Assim, o objetivo deste texto é analisar criticamente o desenvolvimento e o estado atual da agricultura na região tropical, destacando seus entraves e potencialidades. A partir de uma abordagem baseada em evidências científicas e dados, propõe-se discutir questões que envolvam o posicionamento da região como provedora de uma agricultura sustentável e produtiva, capaz de atender à crescente demanda alimentar e, ao mesmo tempo, amparar o desenvolvimento socioeconômico regional[1].
DEFININDO “AGRICULTURA TROPICAL”
“Agricultura tropical” não possui uma definição consensual, abrangendo aspectos geográficos, climáticos e socioeconômicos. Este estudo define “agricultura tropical” como as atividades agrícolas desenvolvidas em países situados total ou majoritariamente entre os trópicos de Câncer (23,5° N) e Capricórnio (23,5° S), mas considerando também territórios com ocorrência de clima tropical, conforme Köppen (1936). A definição foca condições físicas e produtivas, sem critérios relacionados à renda ou desenvolvimento agrícola. A lista de países e organização de agrupamentos para apresentação dos dados está apresentada no Quadro 1.

Quadro 1. Lista de países classificados como de ocorrência de agricultura tropical no estudo. Fonte: elaboração própria.
PRODUÇÃO, PRODUTIVIDADE E DESENVOLVIMENTO AGRÍCOLA
A “Revolução Verde” do século XX marcou um ponto de inflexão na produtividade agrícola, especialmente em regiões da Ásia e da América Latina. Esse movimento não apenas ampliou a oferta de alimentos para consumo interno, como também gerou excedentes exportáveis, com destaque ao caso do Brasil (Hazell 2009; Ameen & Raza 2017).

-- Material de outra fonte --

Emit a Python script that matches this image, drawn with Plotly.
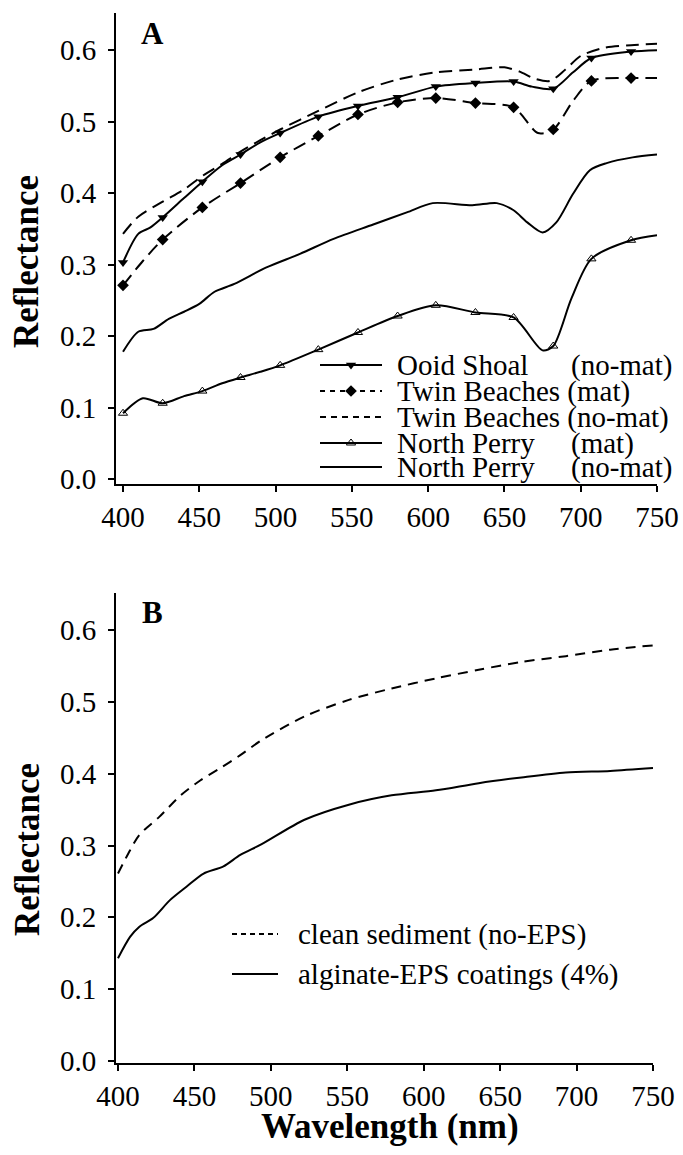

O processo originado na década de 1940 foi parte das iniciativas do Plano Marshall, lideradas por ações dos EUA e da ONU para reestruturação europeia no pós-guerra. Posteriormente, sua disseminação para países em desenvolvimento foi impulsionada por parcerias entre setores públicos e privados no combate à insegurança alimentar (Barros 2022).
A colaboração de entidades norte-americanas com universidades e empresas de tecnologia agrícola de países em desenvolvimento, como a Embrapa no Brasil, desempenhou um papel fundamental na intensificação do uso da terra e no crescimento da agropecuária (USAID 2016; Barros 2022). Esse avanço enfrentou temores como o “malthusianismo” dos anos 1950, que previa escassez de alimentos diante do aumento populacional. Entre 1950 e 2000, a produção mundial de cereais triplicou, enquanto a área cultivada aumentou apenas 30%, e a população global dobrou (Pingali 2012).
Na África Subsaariana (SSA), contudo, os efeitos da Revolução Verde foram mais limitados. Embora a produção de grãos tenha crescido desde os anos 2000, os níveis continuam muito abaixo dos observados em outras regiões tropicais. As tabelas 1 e 2 ilustram essa diferença, mostrando a evolução da produção de cereais selecionados (trigo, arroz, milho e soja) e de proteínas animais.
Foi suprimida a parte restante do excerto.